Analyzing employment trends through cell phone data
Policymakers now have another tool in their arsenal to help recognize and respond quickly to economic shocks. A new research study co-authored by Harvard Kennedy School Assistant Professor Daniel Shoag finds that call detail records (CDRs) from mobile phones can provide analysts with a fairly accurate understanding of localized or even regionalized employment and unemployment trends in close to real time. "Tracking employment shocks using mobile phone data" is published in the June 2015 issue of the Journal of the Royal Society Interface.

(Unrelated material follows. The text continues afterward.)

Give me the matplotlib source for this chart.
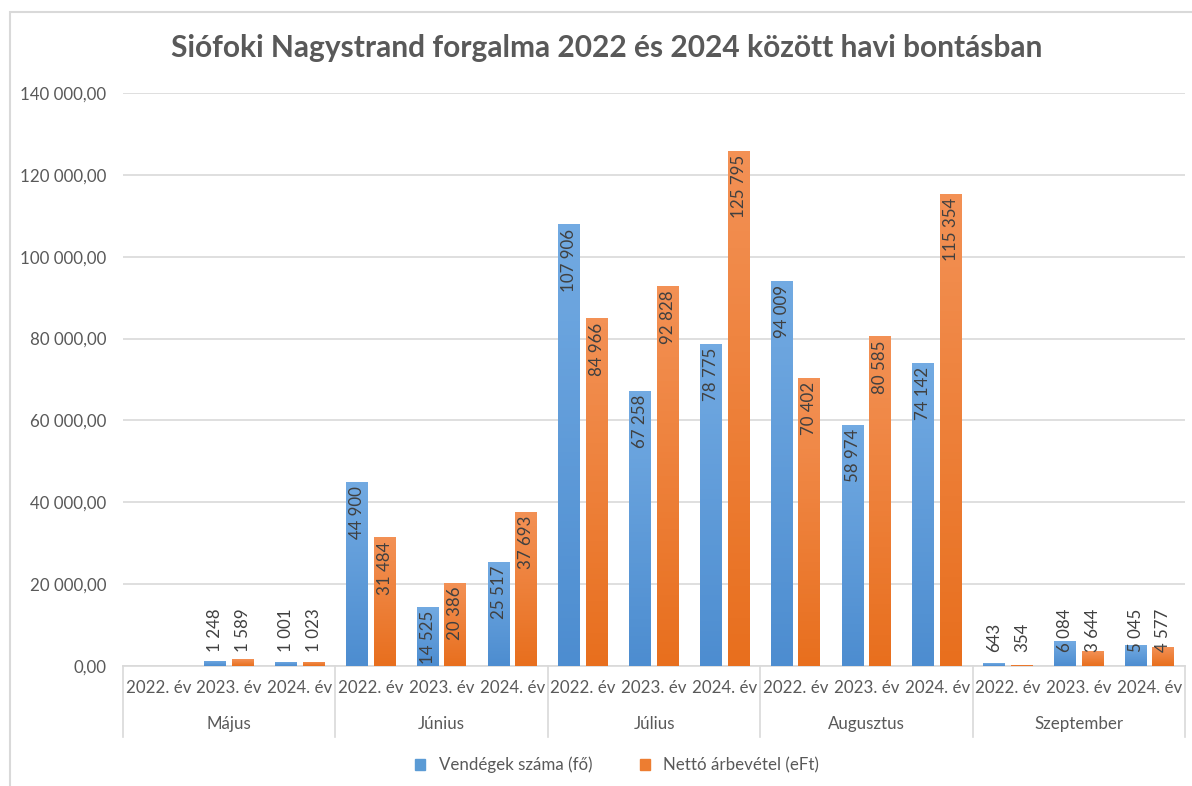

"Economic statistics are critical for decision-making by both government and private institutions. Despite their great importance, current measurements draw on limited sources of information, losing precision with potentially dire consequences," the authors write, citing erroneous estimates of the contraction of the GDP in the fourth quarter of 2008 as an excellent case study. "The government statistics were wrong and may have hampered an effective intervention. As participation rates in unemployment surveys drop, serious questions have been raised as to the declining accuracy and increased bias in unemployment numbers."
Shoag and his co-authors examined three different sets of cell phone data – at the individual, community and provincial levels—in order to examine how the data matched job losses in real time.
"We have demonstrated the ability of massive, passively collected data to identify salient features of economic shocks that can be scaled up to measure macroeconomic changes," the authors conclude. "These methods allow us to predict 'present' unemployment rates two-to-eight weeks prior to the release of traditional estimates and predict 'future' rates up to four months ahead of official reports more accurately than using historical data alone."
Shoag and his co-authors argue that "the ability to get this information weeks to months faster than traditional methods is extremely valuable to policy and decision-makers in public and private institutions…[and] just as important, the micro nature of these data allow for the development of new empirical approaches to study the effect of economic shocks on interrelated individuals."